For asset managers, the lifting of the FCA embargo on crypto ETNs opens up one of the largest securities exchanges in the world—the London Stock Exchange.

Among potential issuers, Blackrock is at the front of the queue to list a Bitcoin ETN in London. Bitwise, WisdomTree, and 21Shares, which all list equivalent ETNs for qualified investors, are widely expected to follow suit.

In the meantime, 21Shares has partnered with Stratephy to make its existing products available to investors in the U.K.

The company currently offers crypto ETNs spanning Bitcoin, Ether and an array of altcoins. These can be accessed by retail investors on a network of European exchanges.

Significant Interest Among Young Investors

According to the IG survey, 30% of adults in the U.K. are open to investing in crypto ETNs,  a figure that rises to 50% among 18-24-year-olds.
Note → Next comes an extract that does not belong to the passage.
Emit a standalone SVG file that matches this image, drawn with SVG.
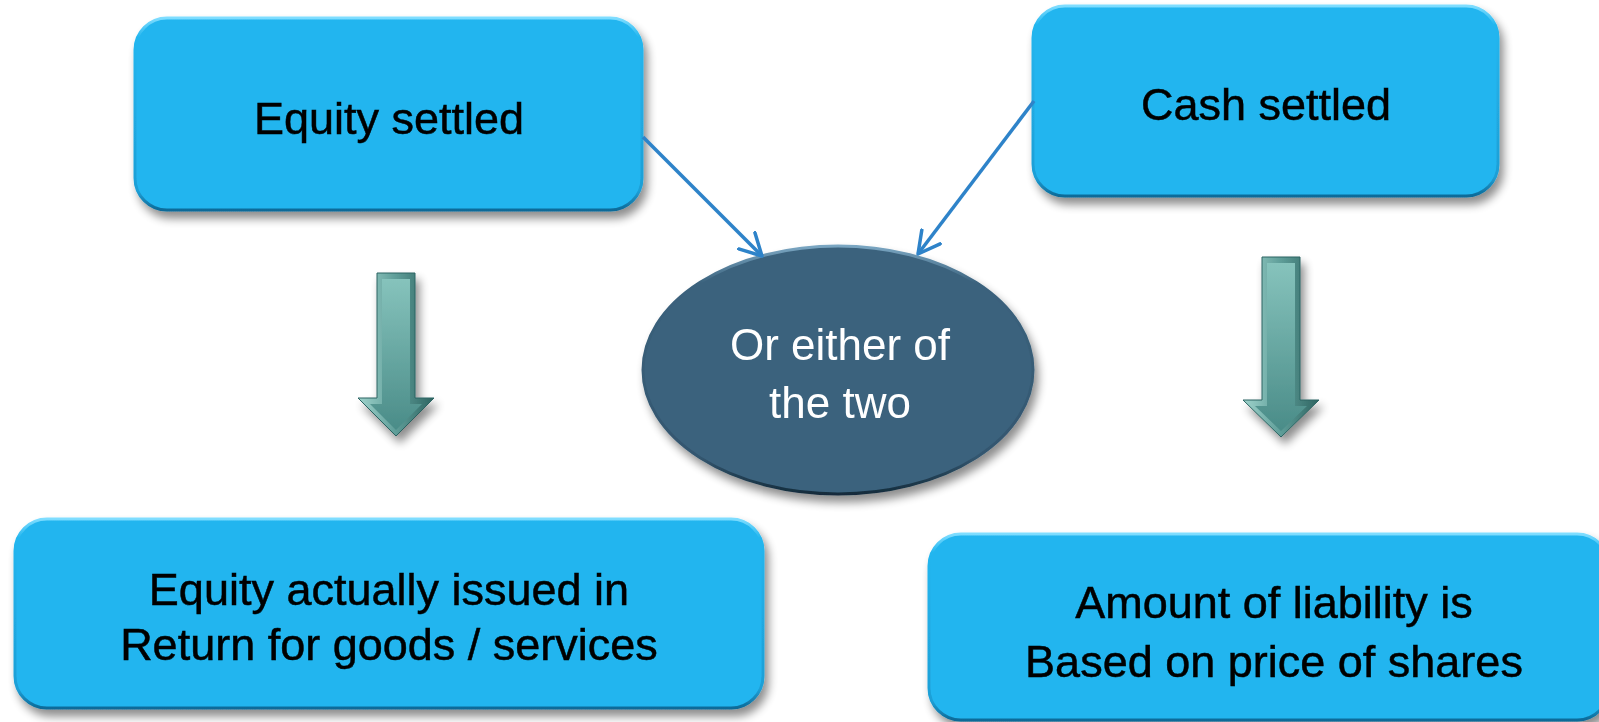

Those numbers are considerably higher than current crypto ownership rates in the country. A 2024 FCA survey found that around 12% of the U.K. population owned crypto, with the average value of holdings sitting at £1,842.

The discrepancy suggests British investors are drawn to the enhanced credibility of the ETN wrapper. Meanwhile, the IG report suggests a potential tax advantage may also explain the difference.

Tax Advantages of Regulated Crypto Products

Under U.K. regulation, investors can shelter deposits made into a stocks and shares ISA (interest savings account) from capital gains tax, up to a maximum allowance of £20,000 per year.

Meanwhile, deposits made into a Self-Invested Personal Pension (SIPP) account are eligible for government contributions that offset income tax.

However, both schemes are restricted to certain “qualifying investments,” which include shares listed on an eligible stock exchange, government bonds, and U.K.-recognised ETFs.

Among survey respondents who said they were likely to invest in crypto ETNs, 19% highlighted the ability to hold crypto within tax-efficient wrappers as a key advantage.

It is important to note that ETNs aren’t eligible for ISA tax relief. And although SIPP rules don’t explicitly prohibit ETNs, whether providers would be able to offer crypto products in a regulated manner remains to be seen.

For now, the only sure way for U.K. investors to incorporate crypto exposure into tax-sheltered accounts is via  treasury companies like Strategy.

However, according to IG, there is strong public support for widening the eligibility criteria for qualified investments.

The survey found that 41% of respondents favored allowing crypto ETNs in ISAs, compared to just 20% who opposed the idea. For pension accounts, 37% supported their inclusion versus 21% who opposed it.